- [Requirement]: Select from the data all lines with the word "this".

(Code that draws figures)
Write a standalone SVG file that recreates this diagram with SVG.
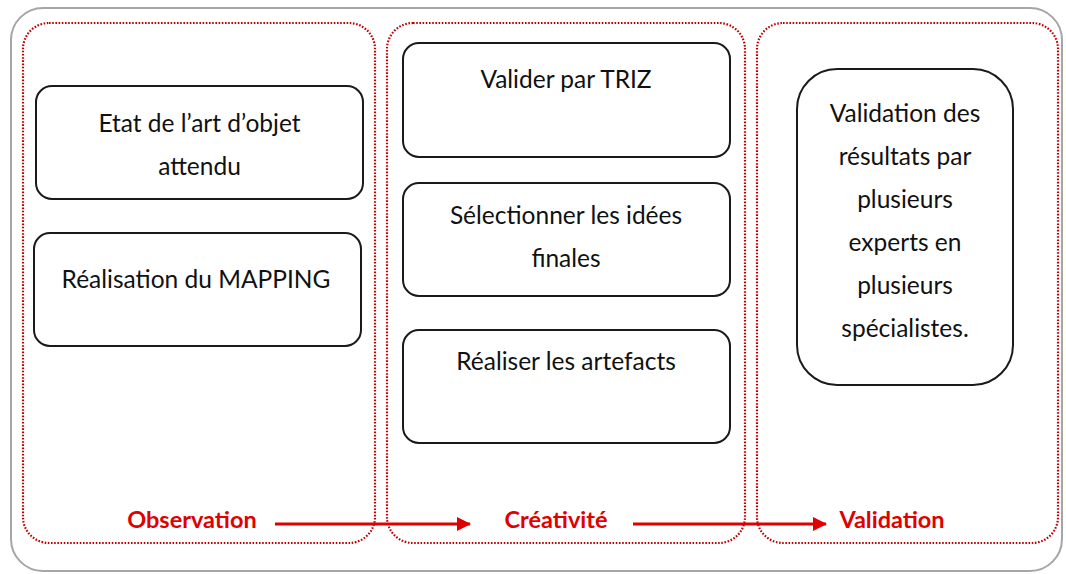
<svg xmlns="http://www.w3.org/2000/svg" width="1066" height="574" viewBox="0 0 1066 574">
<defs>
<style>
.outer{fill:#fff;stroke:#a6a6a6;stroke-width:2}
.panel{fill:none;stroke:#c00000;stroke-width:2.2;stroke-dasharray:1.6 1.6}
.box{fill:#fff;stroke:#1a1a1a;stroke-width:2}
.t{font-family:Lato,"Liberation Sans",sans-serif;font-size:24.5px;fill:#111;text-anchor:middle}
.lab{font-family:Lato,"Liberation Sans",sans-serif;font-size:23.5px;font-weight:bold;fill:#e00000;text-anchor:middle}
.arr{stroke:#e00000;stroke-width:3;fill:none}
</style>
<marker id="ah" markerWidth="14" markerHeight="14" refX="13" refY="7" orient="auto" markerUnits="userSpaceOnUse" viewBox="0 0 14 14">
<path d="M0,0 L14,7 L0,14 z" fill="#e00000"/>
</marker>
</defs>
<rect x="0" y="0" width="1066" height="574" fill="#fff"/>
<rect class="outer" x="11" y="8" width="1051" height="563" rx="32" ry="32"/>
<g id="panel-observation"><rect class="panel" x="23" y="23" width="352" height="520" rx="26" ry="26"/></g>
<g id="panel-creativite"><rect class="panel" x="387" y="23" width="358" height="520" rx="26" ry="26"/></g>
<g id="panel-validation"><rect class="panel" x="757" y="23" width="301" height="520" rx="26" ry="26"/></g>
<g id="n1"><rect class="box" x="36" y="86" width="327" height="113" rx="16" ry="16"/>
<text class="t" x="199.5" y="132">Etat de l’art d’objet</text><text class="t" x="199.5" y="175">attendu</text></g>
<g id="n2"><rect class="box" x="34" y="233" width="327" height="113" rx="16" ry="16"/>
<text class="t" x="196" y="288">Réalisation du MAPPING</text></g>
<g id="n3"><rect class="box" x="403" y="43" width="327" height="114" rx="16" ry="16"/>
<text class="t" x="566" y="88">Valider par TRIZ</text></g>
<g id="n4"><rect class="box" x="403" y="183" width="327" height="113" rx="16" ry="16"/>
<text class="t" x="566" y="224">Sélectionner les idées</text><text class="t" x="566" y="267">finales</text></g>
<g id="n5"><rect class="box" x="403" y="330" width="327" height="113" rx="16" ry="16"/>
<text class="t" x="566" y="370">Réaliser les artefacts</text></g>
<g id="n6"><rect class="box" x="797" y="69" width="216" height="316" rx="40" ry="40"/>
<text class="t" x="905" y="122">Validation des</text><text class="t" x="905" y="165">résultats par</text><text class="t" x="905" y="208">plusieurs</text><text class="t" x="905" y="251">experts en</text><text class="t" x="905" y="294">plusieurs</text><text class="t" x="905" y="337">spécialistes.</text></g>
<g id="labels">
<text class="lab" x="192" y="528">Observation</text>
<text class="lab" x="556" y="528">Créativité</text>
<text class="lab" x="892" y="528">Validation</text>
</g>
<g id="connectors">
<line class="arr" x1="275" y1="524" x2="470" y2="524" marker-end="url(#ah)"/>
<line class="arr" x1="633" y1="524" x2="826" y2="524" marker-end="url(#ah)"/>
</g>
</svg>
==
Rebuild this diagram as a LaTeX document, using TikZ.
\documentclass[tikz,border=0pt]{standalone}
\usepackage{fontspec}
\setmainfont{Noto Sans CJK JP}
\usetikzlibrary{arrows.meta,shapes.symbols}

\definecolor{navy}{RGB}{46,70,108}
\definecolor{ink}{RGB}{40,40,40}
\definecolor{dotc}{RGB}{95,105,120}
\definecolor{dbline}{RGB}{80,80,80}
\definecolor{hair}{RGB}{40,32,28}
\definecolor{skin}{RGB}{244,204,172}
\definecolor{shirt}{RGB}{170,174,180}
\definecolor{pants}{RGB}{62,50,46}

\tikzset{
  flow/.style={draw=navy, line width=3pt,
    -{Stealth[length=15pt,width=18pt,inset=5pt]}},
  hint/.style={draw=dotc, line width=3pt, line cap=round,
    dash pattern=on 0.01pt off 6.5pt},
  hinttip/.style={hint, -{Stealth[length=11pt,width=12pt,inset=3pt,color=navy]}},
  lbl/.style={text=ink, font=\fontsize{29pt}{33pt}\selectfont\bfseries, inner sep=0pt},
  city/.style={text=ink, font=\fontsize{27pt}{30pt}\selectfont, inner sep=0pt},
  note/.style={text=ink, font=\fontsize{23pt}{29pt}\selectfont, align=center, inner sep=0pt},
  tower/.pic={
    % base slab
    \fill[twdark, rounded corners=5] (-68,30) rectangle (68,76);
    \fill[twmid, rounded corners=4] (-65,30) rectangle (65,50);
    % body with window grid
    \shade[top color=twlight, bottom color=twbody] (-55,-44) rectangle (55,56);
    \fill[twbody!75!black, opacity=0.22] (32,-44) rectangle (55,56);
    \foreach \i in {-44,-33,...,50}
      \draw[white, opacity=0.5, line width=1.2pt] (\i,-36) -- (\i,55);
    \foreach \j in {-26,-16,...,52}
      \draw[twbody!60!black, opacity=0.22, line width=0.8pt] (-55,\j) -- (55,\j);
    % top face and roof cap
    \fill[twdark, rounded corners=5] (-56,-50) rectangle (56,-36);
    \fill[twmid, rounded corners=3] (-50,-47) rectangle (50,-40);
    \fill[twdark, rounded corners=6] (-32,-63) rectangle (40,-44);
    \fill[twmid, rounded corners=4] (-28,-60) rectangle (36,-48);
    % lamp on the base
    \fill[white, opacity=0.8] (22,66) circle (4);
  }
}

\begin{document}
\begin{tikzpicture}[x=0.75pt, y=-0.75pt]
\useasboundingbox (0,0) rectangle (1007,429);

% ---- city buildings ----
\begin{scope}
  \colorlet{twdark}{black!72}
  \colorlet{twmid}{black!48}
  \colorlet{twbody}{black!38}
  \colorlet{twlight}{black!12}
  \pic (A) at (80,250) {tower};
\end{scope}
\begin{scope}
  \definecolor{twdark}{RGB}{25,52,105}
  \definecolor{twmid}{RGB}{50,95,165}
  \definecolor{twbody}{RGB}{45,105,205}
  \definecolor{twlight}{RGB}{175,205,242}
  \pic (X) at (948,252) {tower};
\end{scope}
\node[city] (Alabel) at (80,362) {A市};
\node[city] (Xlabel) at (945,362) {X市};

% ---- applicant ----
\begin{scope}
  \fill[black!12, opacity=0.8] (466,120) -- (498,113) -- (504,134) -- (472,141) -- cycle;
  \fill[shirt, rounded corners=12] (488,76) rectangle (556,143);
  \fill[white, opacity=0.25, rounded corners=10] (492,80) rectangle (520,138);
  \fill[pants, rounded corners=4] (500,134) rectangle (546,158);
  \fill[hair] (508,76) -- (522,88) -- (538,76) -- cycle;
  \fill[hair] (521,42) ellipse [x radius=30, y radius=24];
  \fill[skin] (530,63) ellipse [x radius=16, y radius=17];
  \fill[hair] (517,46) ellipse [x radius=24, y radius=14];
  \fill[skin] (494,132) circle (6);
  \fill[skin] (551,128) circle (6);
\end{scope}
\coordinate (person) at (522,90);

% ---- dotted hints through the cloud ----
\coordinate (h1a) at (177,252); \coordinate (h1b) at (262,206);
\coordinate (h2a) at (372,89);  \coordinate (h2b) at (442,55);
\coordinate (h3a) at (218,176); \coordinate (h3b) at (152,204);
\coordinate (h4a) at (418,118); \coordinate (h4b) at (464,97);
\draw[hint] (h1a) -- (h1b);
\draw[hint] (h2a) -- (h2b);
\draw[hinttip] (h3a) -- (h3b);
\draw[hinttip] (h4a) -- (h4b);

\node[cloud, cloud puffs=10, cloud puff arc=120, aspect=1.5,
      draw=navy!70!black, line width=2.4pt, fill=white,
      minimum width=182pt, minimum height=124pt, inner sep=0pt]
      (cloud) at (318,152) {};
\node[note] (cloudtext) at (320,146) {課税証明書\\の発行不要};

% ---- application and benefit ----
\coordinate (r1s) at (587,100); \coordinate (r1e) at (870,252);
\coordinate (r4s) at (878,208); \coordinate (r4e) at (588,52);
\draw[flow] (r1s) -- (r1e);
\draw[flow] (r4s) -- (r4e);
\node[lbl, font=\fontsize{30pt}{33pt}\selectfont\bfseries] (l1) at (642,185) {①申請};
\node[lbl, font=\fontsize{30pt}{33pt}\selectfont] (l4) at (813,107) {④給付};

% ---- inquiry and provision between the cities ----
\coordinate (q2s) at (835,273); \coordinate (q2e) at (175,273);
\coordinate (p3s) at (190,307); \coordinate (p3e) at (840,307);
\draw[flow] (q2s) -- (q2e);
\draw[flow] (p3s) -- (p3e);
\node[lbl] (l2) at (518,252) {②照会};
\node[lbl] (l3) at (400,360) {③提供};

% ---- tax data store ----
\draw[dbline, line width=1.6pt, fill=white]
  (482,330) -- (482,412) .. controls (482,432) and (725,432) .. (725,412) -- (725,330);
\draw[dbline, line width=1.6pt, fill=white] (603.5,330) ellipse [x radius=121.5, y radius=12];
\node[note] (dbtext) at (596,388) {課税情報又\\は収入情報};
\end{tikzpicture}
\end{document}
...
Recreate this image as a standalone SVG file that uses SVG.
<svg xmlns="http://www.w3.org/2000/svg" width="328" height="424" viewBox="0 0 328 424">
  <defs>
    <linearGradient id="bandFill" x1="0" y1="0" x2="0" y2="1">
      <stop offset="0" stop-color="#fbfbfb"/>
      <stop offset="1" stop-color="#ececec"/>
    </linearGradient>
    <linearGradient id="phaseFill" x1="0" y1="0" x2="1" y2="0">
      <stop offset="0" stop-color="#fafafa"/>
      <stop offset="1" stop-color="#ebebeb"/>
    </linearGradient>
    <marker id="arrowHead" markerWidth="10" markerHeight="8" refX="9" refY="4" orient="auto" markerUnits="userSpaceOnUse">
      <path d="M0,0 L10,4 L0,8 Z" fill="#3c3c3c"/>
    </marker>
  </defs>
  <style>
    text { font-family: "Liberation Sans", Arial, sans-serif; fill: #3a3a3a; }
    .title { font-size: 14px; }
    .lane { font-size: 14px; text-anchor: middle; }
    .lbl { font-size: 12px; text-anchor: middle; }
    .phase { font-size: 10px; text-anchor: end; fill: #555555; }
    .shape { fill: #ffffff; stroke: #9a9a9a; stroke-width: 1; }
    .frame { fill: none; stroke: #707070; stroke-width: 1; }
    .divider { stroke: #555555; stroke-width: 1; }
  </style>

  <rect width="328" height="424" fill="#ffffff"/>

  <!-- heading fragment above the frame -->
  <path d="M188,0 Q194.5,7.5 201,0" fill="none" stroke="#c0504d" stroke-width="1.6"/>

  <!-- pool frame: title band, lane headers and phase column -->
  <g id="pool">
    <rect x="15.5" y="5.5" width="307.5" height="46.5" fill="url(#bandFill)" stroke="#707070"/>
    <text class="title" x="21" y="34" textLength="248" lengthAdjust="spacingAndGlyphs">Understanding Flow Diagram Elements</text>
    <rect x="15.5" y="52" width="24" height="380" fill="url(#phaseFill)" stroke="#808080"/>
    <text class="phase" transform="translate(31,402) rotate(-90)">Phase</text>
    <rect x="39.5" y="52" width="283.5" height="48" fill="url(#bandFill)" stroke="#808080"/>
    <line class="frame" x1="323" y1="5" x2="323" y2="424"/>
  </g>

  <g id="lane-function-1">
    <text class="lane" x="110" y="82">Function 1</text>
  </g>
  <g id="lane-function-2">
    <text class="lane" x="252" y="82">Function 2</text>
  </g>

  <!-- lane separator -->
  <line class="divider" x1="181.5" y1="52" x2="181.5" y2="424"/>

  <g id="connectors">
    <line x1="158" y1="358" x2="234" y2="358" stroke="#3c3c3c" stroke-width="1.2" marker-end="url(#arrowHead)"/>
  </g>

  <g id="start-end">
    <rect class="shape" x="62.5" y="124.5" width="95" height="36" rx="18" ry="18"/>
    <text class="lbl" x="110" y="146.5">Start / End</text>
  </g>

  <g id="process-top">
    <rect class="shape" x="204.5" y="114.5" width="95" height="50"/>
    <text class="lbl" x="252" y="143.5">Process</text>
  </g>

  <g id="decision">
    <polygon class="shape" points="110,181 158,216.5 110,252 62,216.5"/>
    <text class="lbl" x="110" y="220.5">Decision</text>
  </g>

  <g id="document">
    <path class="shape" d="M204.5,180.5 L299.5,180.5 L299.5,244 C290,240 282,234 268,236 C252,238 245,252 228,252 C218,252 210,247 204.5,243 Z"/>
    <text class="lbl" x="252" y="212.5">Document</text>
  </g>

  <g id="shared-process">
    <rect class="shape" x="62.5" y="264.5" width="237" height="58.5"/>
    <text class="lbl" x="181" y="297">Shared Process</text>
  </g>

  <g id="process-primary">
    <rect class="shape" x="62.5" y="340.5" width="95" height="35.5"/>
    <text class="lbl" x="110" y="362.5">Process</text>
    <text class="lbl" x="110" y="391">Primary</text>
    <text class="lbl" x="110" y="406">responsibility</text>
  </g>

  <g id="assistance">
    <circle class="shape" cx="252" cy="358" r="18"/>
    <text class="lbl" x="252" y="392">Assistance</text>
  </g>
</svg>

- [Answer in full]:
Write a standalone SVG file that recreates this diagram with SVG.
Rebuild this diagram as a LaTeX document, using TikZ.
Recreate this image as a standalone SVG file that uses SVG.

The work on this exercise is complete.